◆ **PROBLEM TO SOLVE**:
Restate each line word for word. Leave out every picture.

◆ **INFORMATION SUPPLIED**:
::::

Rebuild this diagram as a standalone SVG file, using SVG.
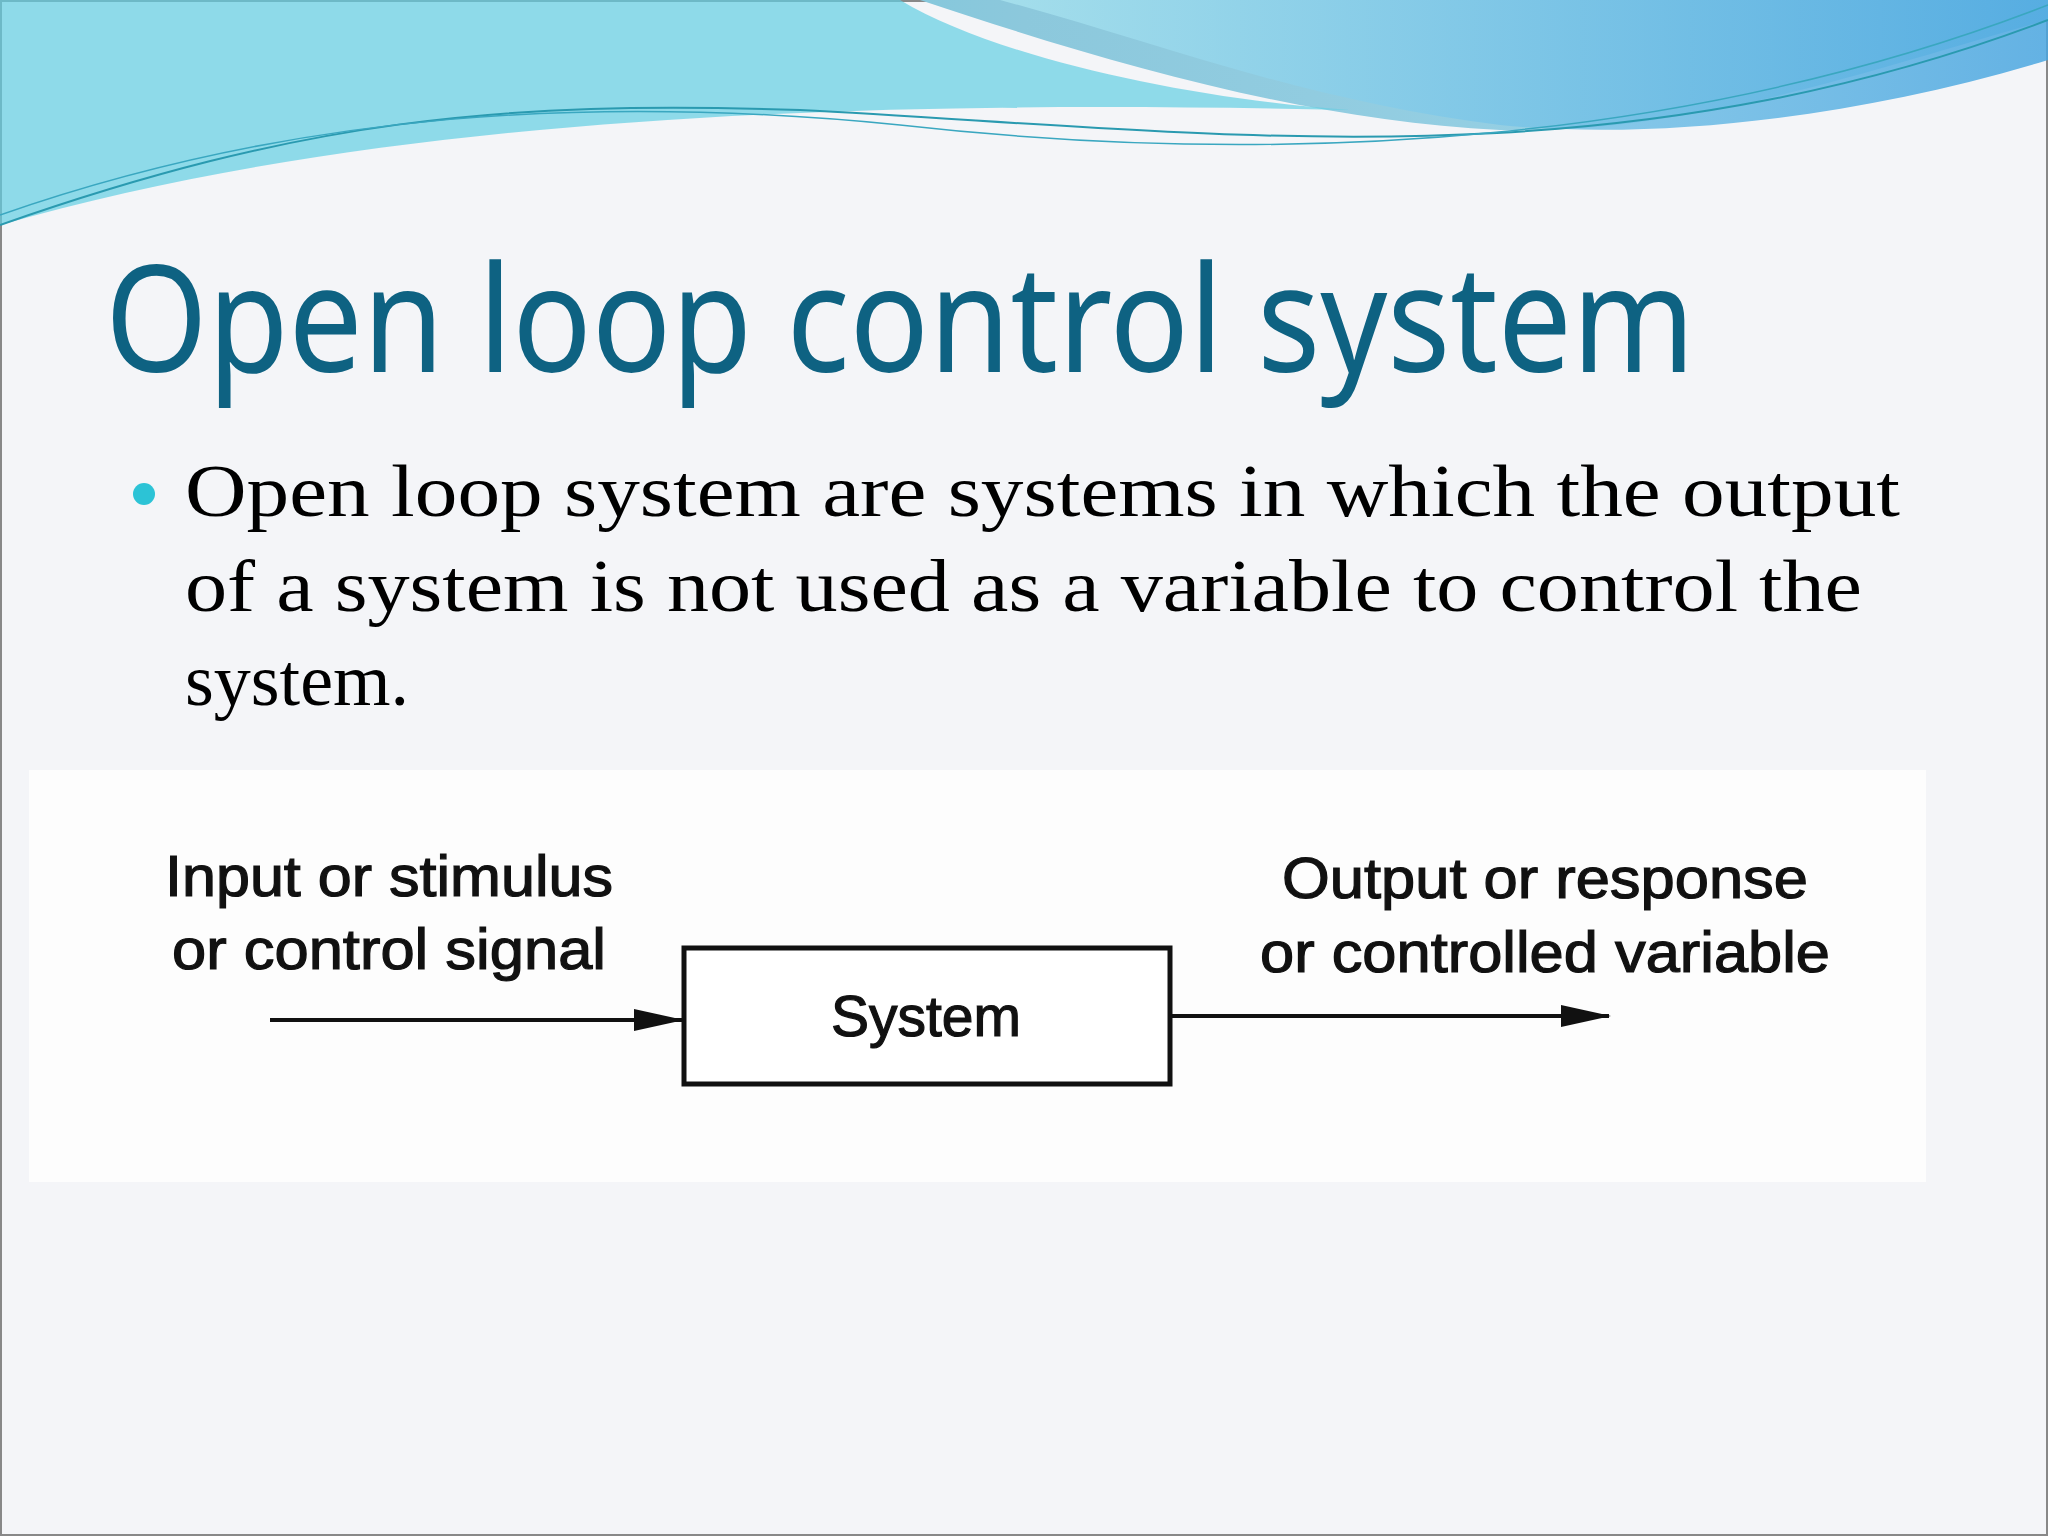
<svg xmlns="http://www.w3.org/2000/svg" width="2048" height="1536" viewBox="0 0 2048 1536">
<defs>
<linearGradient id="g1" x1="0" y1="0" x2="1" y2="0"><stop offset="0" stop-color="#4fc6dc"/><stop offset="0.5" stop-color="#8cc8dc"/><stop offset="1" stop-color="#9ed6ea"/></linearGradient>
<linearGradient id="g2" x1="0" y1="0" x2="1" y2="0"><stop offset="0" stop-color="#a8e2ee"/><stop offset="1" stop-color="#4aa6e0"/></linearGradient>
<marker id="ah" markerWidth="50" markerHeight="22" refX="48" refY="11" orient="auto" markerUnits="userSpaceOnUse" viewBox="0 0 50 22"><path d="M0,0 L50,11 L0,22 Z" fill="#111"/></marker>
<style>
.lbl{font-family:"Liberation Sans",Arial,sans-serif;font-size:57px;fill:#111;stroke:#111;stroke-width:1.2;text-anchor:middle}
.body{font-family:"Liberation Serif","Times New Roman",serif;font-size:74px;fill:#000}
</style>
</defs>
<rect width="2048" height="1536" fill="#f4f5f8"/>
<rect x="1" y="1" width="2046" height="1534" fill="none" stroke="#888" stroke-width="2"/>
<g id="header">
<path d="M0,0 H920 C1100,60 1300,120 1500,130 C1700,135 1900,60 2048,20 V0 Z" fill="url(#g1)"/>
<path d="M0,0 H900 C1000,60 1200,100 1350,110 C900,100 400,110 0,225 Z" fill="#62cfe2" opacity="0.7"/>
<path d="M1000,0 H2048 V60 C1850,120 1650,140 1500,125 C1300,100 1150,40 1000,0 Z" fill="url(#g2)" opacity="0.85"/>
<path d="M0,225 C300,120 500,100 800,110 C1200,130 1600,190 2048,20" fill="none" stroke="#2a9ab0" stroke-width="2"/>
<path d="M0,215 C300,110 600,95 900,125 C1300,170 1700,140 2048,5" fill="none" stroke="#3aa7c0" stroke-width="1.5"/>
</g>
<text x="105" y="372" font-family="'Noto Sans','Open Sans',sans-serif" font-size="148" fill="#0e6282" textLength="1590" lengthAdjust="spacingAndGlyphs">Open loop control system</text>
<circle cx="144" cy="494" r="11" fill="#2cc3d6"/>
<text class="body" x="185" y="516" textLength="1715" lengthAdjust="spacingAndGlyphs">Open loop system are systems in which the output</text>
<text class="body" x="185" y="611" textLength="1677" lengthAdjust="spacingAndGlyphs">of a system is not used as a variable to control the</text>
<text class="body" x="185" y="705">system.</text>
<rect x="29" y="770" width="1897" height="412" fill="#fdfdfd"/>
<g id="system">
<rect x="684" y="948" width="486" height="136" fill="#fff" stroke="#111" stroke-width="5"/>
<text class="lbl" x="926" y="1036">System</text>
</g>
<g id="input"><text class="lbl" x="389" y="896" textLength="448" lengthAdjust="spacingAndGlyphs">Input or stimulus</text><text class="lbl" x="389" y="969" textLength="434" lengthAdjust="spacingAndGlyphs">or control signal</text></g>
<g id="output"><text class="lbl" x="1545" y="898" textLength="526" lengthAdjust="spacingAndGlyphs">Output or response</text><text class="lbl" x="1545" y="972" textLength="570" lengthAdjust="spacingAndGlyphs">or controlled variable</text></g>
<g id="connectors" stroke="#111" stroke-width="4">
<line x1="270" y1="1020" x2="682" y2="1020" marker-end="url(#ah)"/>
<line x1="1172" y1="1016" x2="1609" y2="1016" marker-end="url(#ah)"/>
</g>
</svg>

::::

◆ **SOLVED EXERCISE**:
Rebuild this diagram as a standalone SVG file, using SVG.
<svg xmlns="http://www.w3.org/2000/svg" width="2048" height="1536" viewBox="0 0 2048 1536">
<defs>
<linearGradient id="g1" x1="0" y1="0" x2="1" y2="0"><stop offset="0" stop-color="#4fc6dc"/><stop offset="0.5" stop-color="#8cc8dc"/><stop offset="1" stop-color="#9ed6ea"/></linearGradient>
<linearGradient id="g2" x1="0" y1="0" x2="1" y2="0"><stop offset="0" stop-color="#a8e2ee"/><stop offset="1" stop-color="#4aa6e0"/></linearGradient>
<marker id="ah" markerWidth="50" markerHeight="22" refX="48" refY="11" orient="auto" markerUnits="userSpaceOnUse" viewBox="0 0 50 22"><path d="M0,0 L50,11 L0,22 Z" fill="#111"/></marker>
<style>
.lbl{font-family:"Liberation Sans",Arial,sans-serif;font-size:57px;fill:#111;stroke:#111;stroke-width:1.2;text-anchor:middle}
.body{font-family:"Liberation Serif","Times New Roman",serif;font-size:74px;fill:#000}
</style>
</defs>
<rect width="2048" height="1536" fill="#f4f5f8"/>
<rect x="1" y="1" width="2046" height="1534" fill="none" stroke="#888" stroke-width="2"/>
<g id="header">
<path d="M0,0 H920 C1100,60 1300,120 1500,130 C1700,135 1900,60 2048,20 V0 Z" fill="url(#g1)"/>
<path d="M0,0 H900 C1000,60 1200,100 1350,110 C900,100 400,110 0,225 Z" fill="#62cfe2" opacity="0.7"/>
<path d="M1000,0 H2048 V60 C1850,120 1650,140 1500,125 C1300,100 1150,40 1000,0 Z" fill="url(#g2)" opacity="0.85"/>
<path d="M0,225 C300,120 500,100 800,110 C1200,130 1600,190 2048,20" fill="none" stroke="#2a9ab0" stroke-width="2"/>
<path d="M0,215 C300,110 600,95 900,125 C1300,170 1700,140 2048,5" fill="none" stroke="#3aa7c0" stroke-width="1.5"/>
</g>
<text x="105" y="372" font-family="'Noto Sans','Open Sans',sans-serif" font-size="148" fill="#0e6282" textLength="1590" lengthAdjust="spacingAndGlyphs">Open loop control system</text>
<circle cx="144" cy="494" r="11" fill="#2cc3d6"/>
<text class="body" x="185" y="516" textLength="1715" lengthAdjust="spacingAndGlyphs">Open loop system are systems in which the output</text>
<text class="body" x="185" y="611" textLength="1677" lengthAdjust="spacingAndGlyphs">of a system is not used as a variable to control the</text>
<text class="body" x="185" y="705">system.</text>
<rect x="29" y="770" width="1897" height="412" fill="#fdfdfd"/>
<g id="system">
<rect x="684" y="948" width="486" height="136" fill="#fff" stroke="#111" stroke-width="5"/>
<text class="lbl" x="926" y="1036">System</text>
</g>
<g id="input"><text class="lbl" x="389" y="896" textLength="448" lengthAdjust="spacingAndGlyphs">Input or stimulus</text><text class="lbl" x="389" y="969" textLength="434" lengthAdjust="spacingAndGlyphs">or control signal</text></g>
<g id="output"><text class="lbl" x="1545" y="898" textLength="526" lengthAdjust="spacingAndGlyphs">Output or response</text><text class="lbl" x="1545" y="972" textLength="570" lengthAdjust="spacingAndGlyphs">or controlled variable</text></g>
<g id="connectors" stroke="#111" stroke-width="4">
<line x1="270" y1="1020" x2="682" y2="1020" marker-end="url(#ah)"/>
<line x1="1172" y1="1016" x2="1609" y2="1016" marker-end="url(#ah)"/>
</g>
</svg>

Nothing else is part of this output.